— start —
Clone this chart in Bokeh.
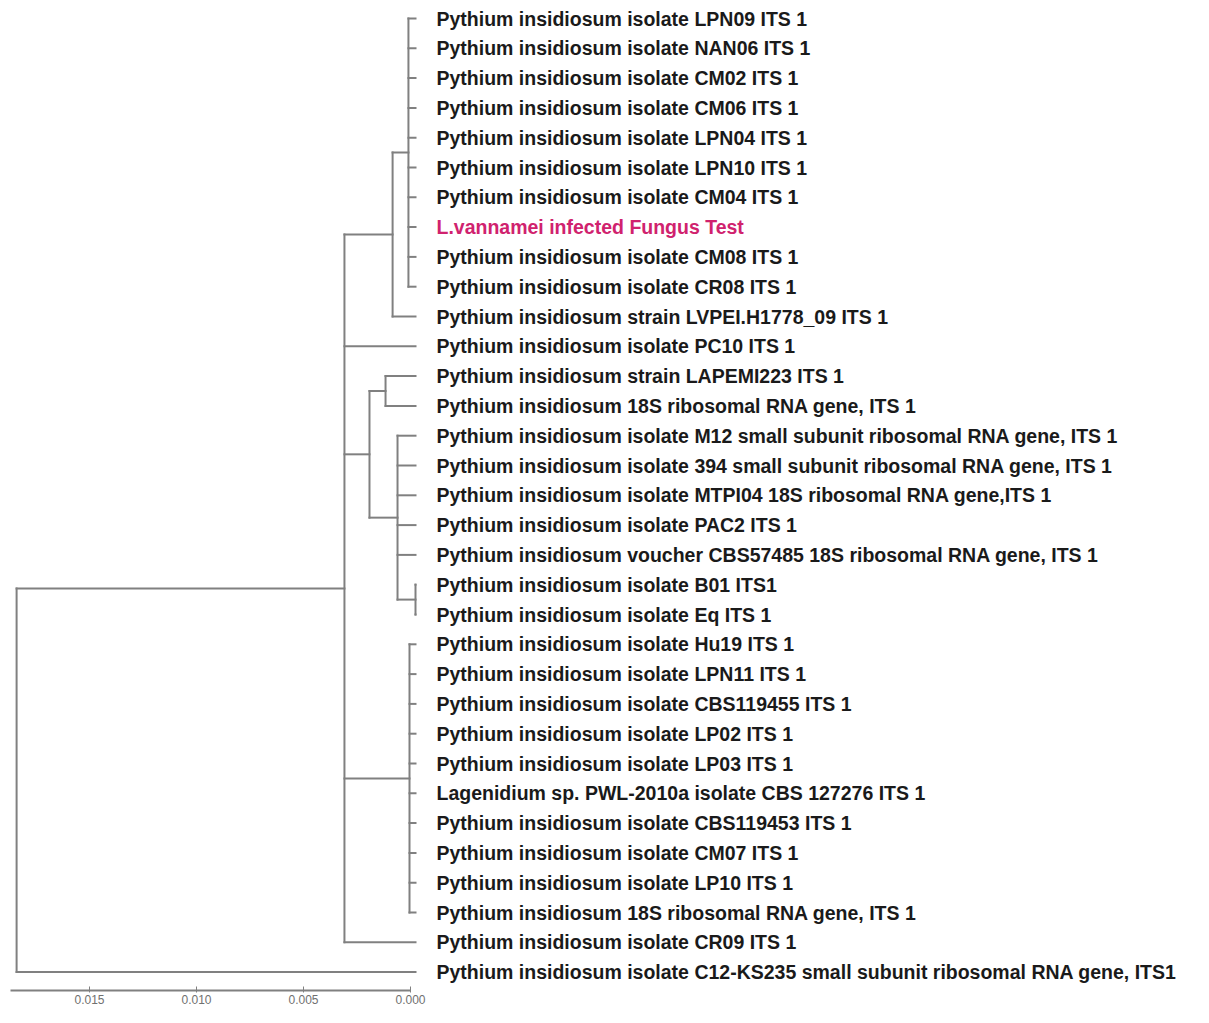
from bokeh.plotting import figure
from bokeh.models import Range1d, LinearAxis, FixedTicker, PrintfTickFormatter
from bokeh.core.properties import value
from bokeh.embed import file_html
from bokeh.resources import INLINE

# ---------------- data ----------------
leaf_labels = [
    "Pythium insidiosum isolate LPN09 ITS 1",
    "Pythium insidiosum isolate NAN06 ITS 1",
    "Pythium insidiosum isolate CM02 ITS 1",
    "Pythium insidiosum isolate CM06 ITS 1",
    "Pythium insidiosum isolate LPN04 ITS 1",
    "Pythium insidiosum isolate LPN10 ITS 1",
    "Pythium insidiosum isolate CM04 ITS 1",
    "L.vannamei infected Fungus Test",
    "Pythium insidiosum isolate CM08 ITS 1",
    "Pythium insidiosum isolate CR08 ITS 1",
    "Pythium insidiosum strain LVPEI.H1778_09 ITS 1",
    "Pythium insidiosum isolate PC10 ITS 1",
    "Pythium insidiosum strain LAPEMI223 ITS 1",
    "Pythium insidiosum 18S ribosomal RNA gene, ITS 1",
    "Pythium insidiosum isolate M12 small subunit ribosomal RNA gene, ITS 1",
    "Pythium insidiosum isolate 394 small subunit ribosomal RNA gene, ITS 1",
    "Pythium insidiosum isolate MTPI04 18S ribosomal RNA gene,ITS 1",
    "Pythium insidiosum isolate PAC2 ITS 1",
    "Pythium insidiosum voucher CBS57485 18S ribosomal RNA gene, ITS 1",
    "Pythium insidiosum isolate B01 ITS1",
    "Pythium insidiosum isolate Eq ITS 1",
    "Pythium insidiosum isolate Hu19 ITS 1",
    "Pythium insidiosum isolate LPN11 ITS 1",
    "Pythium insidiosum isolate CBS119455 ITS 1",
    "Pythium insidiosum isolate LP02 ITS 1",
    "Pythium insidiosum isolate LP03 ITS 1",
    "Lagenidium sp. PWL-2010a isolate CBS 127276 ITS 1",
    "Pythium insidiosum isolate CBS119453 ITS 1",
    "Pythium insidiosum isolate CM07 ITS 1",
    "Pythium insidiosum isolate LP10 ITS 1",
    "Pythium insidiosum 18S ribosomal RNA gene, ITS 1",
    "Pythium insidiosum isolate CR09 ITS 1",
    "Pythium insidiosum isolate C12-KS235 small subunit ribosomal RNA gene, ITS1",
]
leaf_parent = (["B1"] * 10 + ["B", "A", "D", "D"] + ["E"] * 5 + ["F", "F"]
               + ["G"] * 10 + ["A", "root"])

node_names = ["root", "A", "B", "B1", "C", "D", "E", "F", "G"]
node_heights = [0.01864, 0.00332, 0.00107, 0.00033, 0.00215, 0.00140, 0.00084, 0.0, 0.00028]
node_parent = [None, "root", "A", "B", "A", "C", "C", "E", "A"]

highlight_label = "L.vannamei infected Fungus Test"
scale_ticks = [0.015, 0.010, 0.005, 0.000]
scale_length = 0.0187

# ---------------- tree layout ----------------
height = dict(zip(node_names, node_heights))
parent = dict(zip(node_names, node_parent))
ycache = {}
span = {}


def node_y(n):
    if n in ycache:
        return ycache[n]
    ys = [i for i, p in enumerate(leaf_parent) if p == n]
    ys += [node_y(c) for c in node_names if parent[c] == n]
    span[n] = (min(ys), max(ys))
    ycache[n] = (min(ys) + max(ys)) / 2.0
    return ycache[n]


for n in node_names:
    node_y(n)

x0s, x1s, y0s, y1s = [], [], [], []
# leaf branches
for i, p in enumerate(leaf_parent):
    x0s.append(height[p]); x1s.append(0.0); y0s.append(i); y1s.append(i)
# internal branches
for n in node_names:
    if parent[n] is not None:
        y = ycache[n]
        x0s.append(height[parent[n]]); x1s.append(height[n]); y0s.append(y); y1s.append(y)
    a, b = span[n]
    x0s.append(height[n]); x1s.append(height[n]); y0s.append(a); y1s.append(b)

# ---------------- figure ----------------
PX_PER_UNIT = 21400.0
FW, FH = 1193, 990
tip_px = 415
zero_px = 410
row0_px, row_step = 18, 29.8

x_range = Range1d(start=tip_px / PX_PER_UNIT, end=-(FW - tip_px) / PX_PER_UNIT)
y_range = Range1d(start=(FH - row0_px) / row_step, end=-row0_px / row_step)

p = figure(frame_width=FW, frame_height=FH, x_range=x_range, y_range=y_range,
           x_axis_type=None, y_axis_type=None,
           output_backend="svg", toolbar_location=None,
           min_border=0, min_border_left=0, min_border_right=0,
           min_border_top=0, min_border_bottom=0)
p.outline_line_color = None
p.background_fill_color = "white"
p.border_fill_color = "white"

p.segment(x0=x0s, y0=y0s, x1=x1s, y1=y1s, line_color="#808080",
          line_width=2, line_cap="square")

colors = ["#d0226e" if t == highlight_label else "#1a1a1a" for t in leaf_labels]
p.text(x=[0.0] * len(leaf_labels), y=list(range(len(leaf_labels))), text=leaf_labels,
       x_offset=21, text_baseline="middle", text_align="left",
       text_font=value("Liberation Sans"), text_font_style="bold",
       text_font_size="19.5px", text_color=colors)

# scale axis (own range so 0.000 sits where the reference draws it)
p.extra_x_ranges = {"scale": Range1d(start=zero_px / PX_PER_UNIT,
                                     end=-(FW - zero_px) / PX_PER_UNIT)}
ax = LinearAxis(x_range_name="scale", bounds=(0.0, scale_length),
                ticker=FixedTicker(ticks=scale_ticks, minor_ticks=[]),
                formatter=PrintfTickFormatter(format="%.3f"))
ax.axis_line_color = "#808080"
ax.axis_line_width = 2
ax.major_tick_line_color = "#808080"
ax.major_tick_in = 4
ax.major_tick_out = 2
ax.minor_tick_line_color = None
ax.major_label_standoff = 2
ax.major_label_text_font = "Liberation Sans"
ax.major_label_text_font_size = "12px"
ax.major_label_text_color = "#707070"
p.add_layout(ax, "below")

open("out.html", "w").write(file_html(p, INLINE))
— end —
# EXERCISE DETAILS:
Repeat the material above verbatim. Leave the pictures behind.

# IN RESPONSE:
Clone this chart in Bokeh.
from bokeh.plotting import figure
from bokeh.models import Range1d, LinearAxis, FixedTicker, PrintfTickFormatter
from bokeh.core.properties import value
from bokeh.embed import file_html
from bokeh.resources import INLINE

# ---------------- data ----------------
leaf_labels = [
    "Pythium insidiosum isolate LPN09 ITS 1",
    "Pythium insidiosum isolate NAN06 ITS 1",
    "Pythium insidiosum isolate CM02 ITS 1",
    "Pythium insidiosum isolate CM06 ITS 1",
    "Pythium insidiosum isolate LPN04 ITS 1",
    "Pythium insidiosum isolate LPN10 ITS 1",
    "Pythium insidiosum isolate CM04 ITS 1",
    "L.vannamei infected Fungus Test",
    "Pythium insidiosum isolate CM08 ITS 1",
    "Pythium insidiosum isolate CR08 ITS 1",
    "Pythium insidiosum strain LVPEI.H1778_09 ITS 1",
    "Pythium insidiosum isolate PC10 ITS 1",
    "Pythium insidiosum strain LAPEMI223 ITS 1",
    "Pythium insidiosum 18S ribosomal RNA gene, ITS 1",
    "Pythium insidiosum isolate M12 small subunit ribosomal RNA gene, ITS 1",
    "Pythium insidiosum isolate 394 small subunit ribosomal RNA gene, ITS 1",
    "Pythium insidiosum isolate MTPI04 18S ribosomal RNA gene,ITS 1",
    "Pythium insidiosum isolate PAC2 ITS 1",
    "Pythium insidiosum voucher CBS57485 18S ribosomal RNA gene, ITS 1",
    "Pythium insidiosum isolate B01 ITS1",
    "Pythium insidiosum isolate Eq ITS 1",
    "Pythium insidiosum isolate Hu19 ITS 1",
    "Pythium insidiosum isolate LPN11 ITS 1",
    "Pythium insidiosum isolate CBS119455 ITS 1",
    "Pythium insidiosum isolate LP02 ITS 1",
    "Pythium insidiosum isolate LP03 ITS 1",
    "Lagenidium sp. PWL-2010a isolate CBS 127276 ITS 1",
    "Pythium insidiosum isolate CBS119453 ITS 1",
    "Pythium insidiosum isolate CM07 ITS 1",
    "Pythium insidiosum isolate LP10 ITS 1",
    "Pythium insidiosum 18S ribosomal RNA gene, ITS 1",
    "Pythium insidiosum isolate CR09 ITS 1",
    "Pythium insidiosum isolate C12-KS235 small subunit ribosomal RNA gene, ITS1",
]
leaf_parent = (["B1"] * 10 + ["B", "A", "D", "D"] + ["E"] * 5 + ["F", "F"]
               + ["G"] * 10 + ["A", "root"])

node_names = ["root", "A", "B", "B1", "C", "D", "E", "F", "G"]
node_heights = [0.01864, 0.00332, 0.00107, 0.00033, 0.00215, 0.00140, 0.00084, 0.0, 0.00028]
node_parent = [None, "root", "A", "B", "A", "C", "C", "E", "A"]

highlight_label = "L.vannamei infected Fungus Test"
scale_ticks = [0.015, 0.010, 0.005, 0.000]
scale_length = 0.0187

# ---------------- tree layout ----------------
height = dict(zip(node_names, node_heights))
parent = dict(zip(node_names, node_parent))
ycache = {}
span = {}


def node_y(n):
    if n in ycache:
        return ycache[n]
    ys = [i for i, p in enumerate(leaf_parent) if p == n]
    ys += [node_y(c) for c in node_names if parent[c] == n]
    span[n] = (min(ys), max(ys))
    ycache[n] = (min(ys) + max(ys)) / 2.0
    return ycache[n]


for n in node_names:
    node_y(n)

x0s, x1s, y0s, y1s = [], [], [], []
# leaf branches
for i, p in enumerate(leaf_parent):
    x0s.append(height[p]); x1s.append(0.0); y0s.append(i); y1s.append(i)
# internal branches
for n in node_names:
    if parent[n] is not None:
        y = ycache[n]
        x0s.append(height[parent[n]]); x1s.append(height[n]); y0s.append(y); y1s.append(y)
    a, b = span[n]
    x0s.append(height[n]); x1s.append(height[n]); y0s.append(a); y1s.append(b)

# ---------------- figure ----------------
PX_PER_UNIT = 21400.0
FW, FH = 1193, 990
tip_px = 415
zero_px = 410
row0_px, row_step = 18, 29.8

x_range = Range1d(start=tip_px / PX_PER_UNIT, end=-(FW - tip_px) / PX_PER_UNIT)
y_range = Range1d(start=(FH - row0_px) / row_step, end=-row0_px / row_step)

p = figure(frame_width=FW, frame_height=FH, x_range=x_range, y_range=y_range,
           x_axis_type=None, y_axis_type=None,
           output_backend="svg", toolbar_location=None,
           min_border=0, min_border_left=0, min_border_right=0,
           min_border_top=0, min_border_bottom=0)
p.outline_line_color = None
p.background_fill_color = "white"
p.border_fill_color = "white"

p.segment(x0=x0s, y0=y0s, x1=x1s, y1=y1s, line_color="#808080",
          line_width=2, line_cap="square")

colors = ["#d0226e" if t == highlight_label else "#1a1a1a" for t in leaf_labels]
p.text(x=[0.0] * len(leaf_labels), y=list(range(len(leaf_labels))), text=leaf_labels,
       x_offset=21, text_baseline="middle", text_align="left",
       text_font=value("Liberation Sans"), text_font_style="bold",
       text_font_size="19.5px", text_color=colors)

# scale axis (own range so 0.000 sits where the reference draws it)
p.extra_x_ranges = {"scale": Range1d(start=zero_px / PX_PER_UNIT,
                                     end=-(FW - zero_px) / PX_PER_UNIT)}
ax = LinearAxis(x_range_name="scale", bounds=(0.0, scale_length),
                ticker=FixedTicker(ticks=scale_ticks, minor_ticks=[]),
                formatter=PrintfTickFormatter(format="%.3f"))
ax.axis_line_color = "#808080"
ax.axis_line_width = 2
ax.major_tick_line_color = "#808080"
ax.major_tick_in = 4
ax.major_tick_out = 2
ax.minor_tick_line_color = None
ax.major_label_standoff = 2
ax.major_label_text_font = "Liberation Sans"
ax.major_label_text_font_size = "12px"
ax.major_label_text_color = "#707070"
p.add_layout(ax, "below")

open("out.html", "w").write(file_html(p, INLINE))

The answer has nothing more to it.